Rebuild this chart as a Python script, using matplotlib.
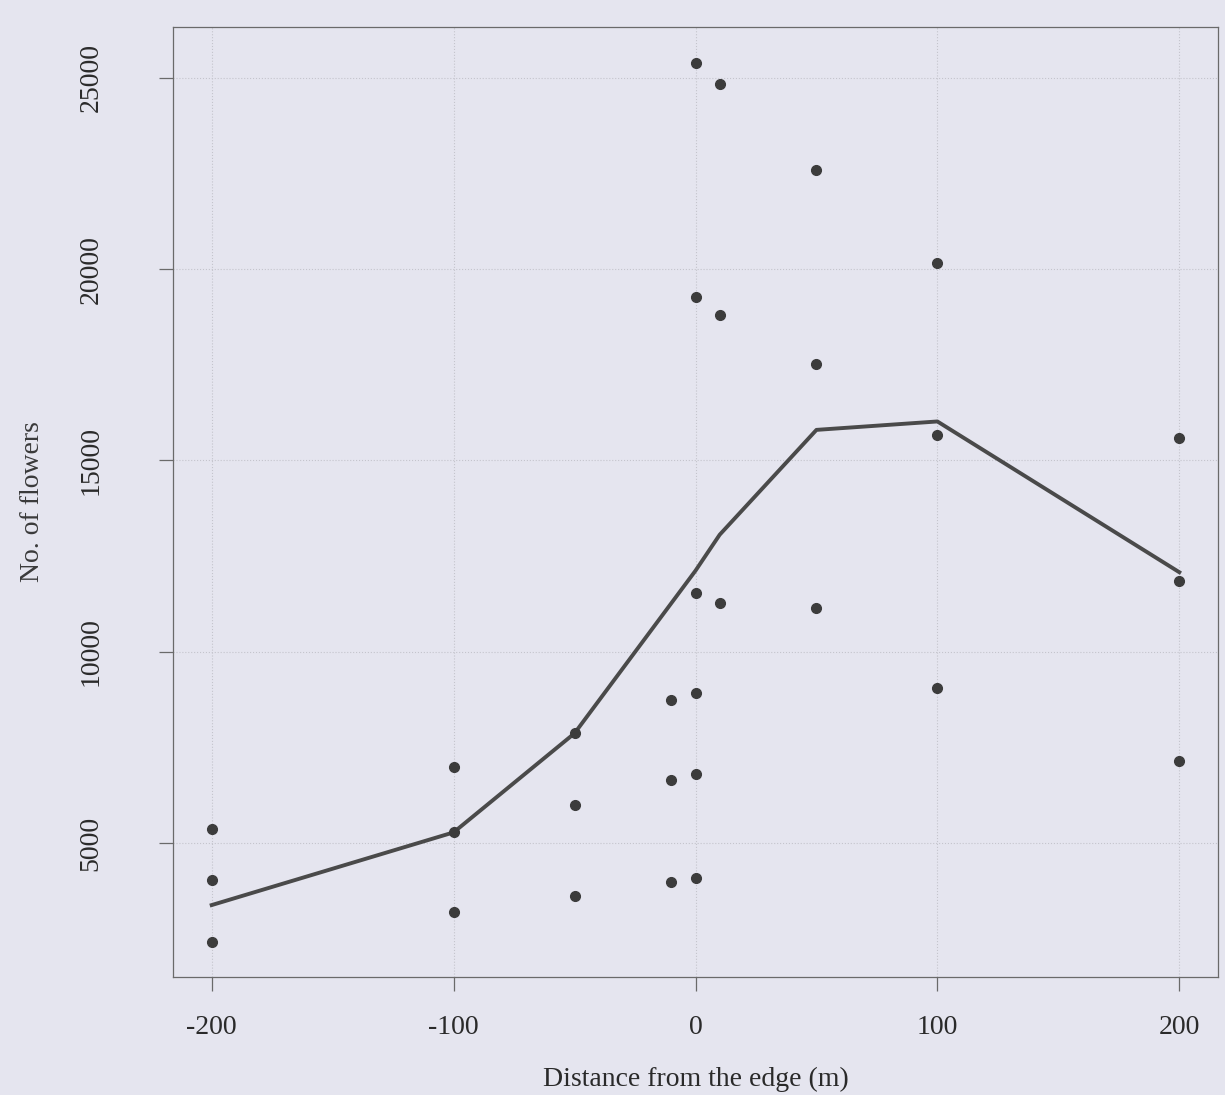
import matplotlib
matplotlib.use('Agg')
import matplotlib.pyplot as plt

# distance from the edge (m) and flower counts per plot
dist = [-200, -200, -200,
        -100, -100, -100,
        -50, -50, -50,
        -10, -10, -10,
        0, 0, 0, 0, 0, 0,
        10, 10, 10,
        50, 50, 50,
        100, 100, 100,
        200, 200, 200]
flowers = [5360, 4030, 2410,
           6990, 5280, 3210,
           7870, 5990, 3630,
           8730, 6640, 3990,
           25400, 19260, 11530, 8930, 6800, 4090,
           24850, 18800, 11280,
           22580, 17510, 11150,
           20170, 15670, 9050,
           15580, 11860, 7140]

# fitted trend
fit_x = [-200, -100, -50, 0, 10, 50, 100, 200]
fit_y = [3380, 5280, 7870, 12120, 13060, 15800, 16020, 12080]

xticks = [-200, -100, 0, 100, 200]
yticks = [5000, 10000, 15000, 20000, 25000]

paper = '#e5e5ef'
ink = '#3c3c3c'

plt.rcParams['font.family'] = ['Liberation Serif', 'DejaVu Serif']

fig = plt.figure(figsize=(12.25, 10.95), dpi=100, facecolor=paper)
ax = fig.add_axes([173/1225, 1 - 977/1095, (1218-173)/1225, (977-27)/1095])
ax.set_facecolor(paper)

for xv in xticks:
    ax.axvline(xv, color='#c4c4cc', lw=0.8, ls=':', zorder=0)
for yv in yticks:
    ax.axhline(yv, color='#c4c4cc', lw=0.8, ls=':', zorder=0)

ax.plot(fit_x, fit_y, color='#4a4a4a', lw=2.8, zorder=2)
ax.plot(dist, flowers, 'o', color=ink, ms=7, mec=ink, zorder=3)

ax.set_xlim(-216, 216)
ax.set_ylim(1500, 26330)
ax.set_xticks(xticks)
ax.set_xticklabels([str(v) for v in xticks])
ax.set_yticks(yticks)
ax.set_yticklabels([str(v) for v in yticks], rotation=90, va='center')

for s in ax.spines.values():
    s.set_color('#6a6a6a')
    s.set_linewidth(0.9)
ax.tick_params(axis='both', colors='#6a6a6a', labelcolor='#2a2a2a',
               length=10, width=0.9, labelsize=20)
ax.tick_params(axis='x', pad=17)
ax.tick_params(axis='y', pad=40)

ax.set_xlabel('Distance from the edge (m)', fontsize=20, color='#2a2a2a',
              labelpad=20)
ax.set_ylabel('No. of flowers', fontsize=20, color='#3a3a3a', labelpad=24)

fig.savefig('out.png', dpi=100, facecolor=paper)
════
REQUEST: Using the data above, print every line exactly, omitting pictures.

SOLUTION FOR THIS TASK:
Rebuild this chart as a Python script, using matplotlib.
import matplotlib
matplotlib.use('Agg')
import matplotlib.pyplot as plt

# distance from the edge (m) and flower counts per plot
dist = [-200, -200, -200,
        -100, -100, -100,
        -50, -50, -50,
        -10, -10, -10,
        0, 0, 0, 0, 0, 0,
        10, 10, 10,
        50, 50, 50,
        100, 100, 100,
        200, 200, 200]
flowers = [5360, 4030, 2410,
           6990, 5280, 3210,
           7870, 5990, 3630,
           8730, 6640, 3990,
           25400, 19260, 11530, 8930, 6800, 4090,
           24850, 18800, 11280,
           22580, 17510, 11150,
           20170, 15670, 9050,
           15580, 11860, 7140]

# fitted trend
fit_x = [-200, -100, -50, 0, 10, 50, 100, 200]
fit_y = [3380, 5280, 7870, 12120, 13060, 15800, 16020, 12080]

xticks = [-200, -100, 0, 100, 200]
yticks = [5000, 10000, 15000, 20000, 25000]

paper = '#e5e5ef'
ink = '#3c3c3c'

plt.rcParams['font.family'] = ['Liberation Serif', 'DejaVu Serif']

fig = plt.figure(figsize=(12.25, 10.95), dpi=100, facecolor=paper)
ax = fig.add_axes([173/1225, 1 - 977/1095, (1218-173)/1225, (977-27)/1095])
ax.set_facecolor(paper)

for xv in xticks:
    ax.axvline(xv, color='#c4c4cc', lw=0.8, ls=':', zorder=0)
for yv in yticks:
    ax.axhline(yv, color='#c4c4cc', lw=0.8, ls=':', zorder=0)

ax.plot(fit_x, fit_y, color='#4a4a4a', lw=2.8, zorder=2)
ax.plot(dist, flowers, 'o', color=ink, ms=7, mec=ink, zorder=3)

ax.set_xlim(-216, 216)
ax.set_ylim(1500, 26330)
ax.set_xticks(xticks)
ax.set_xticklabels([str(v) for v in xticks])
ax.set_yticks(yticks)
ax.set_yticklabels([str(v) for v in yticks], rotation=90, va='center')

for s in ax.spines.values():
    s.set_color('#6a6a6a')
    s.set_linewidth(0.9)
ax.tick_params(axis='both', colors='#6a6a6a', labelcolor='#2a2a2a',
               length=10, width=0.9, labelsize=20)
ax.tick_params(axis='x', pad=17)
ax.tick_params(axis='y', pad=40)

ax.set_xlabel('Distance from the edge (m)', fontsize=20, color='#2a2a2a',
              labelpad=20)
ax.set_ylabel('No. of flowers', fontsize=20, color='#3a3a3a', labelpad=24)

fig.savefig('out.png', dpi=100, facecolor=paper)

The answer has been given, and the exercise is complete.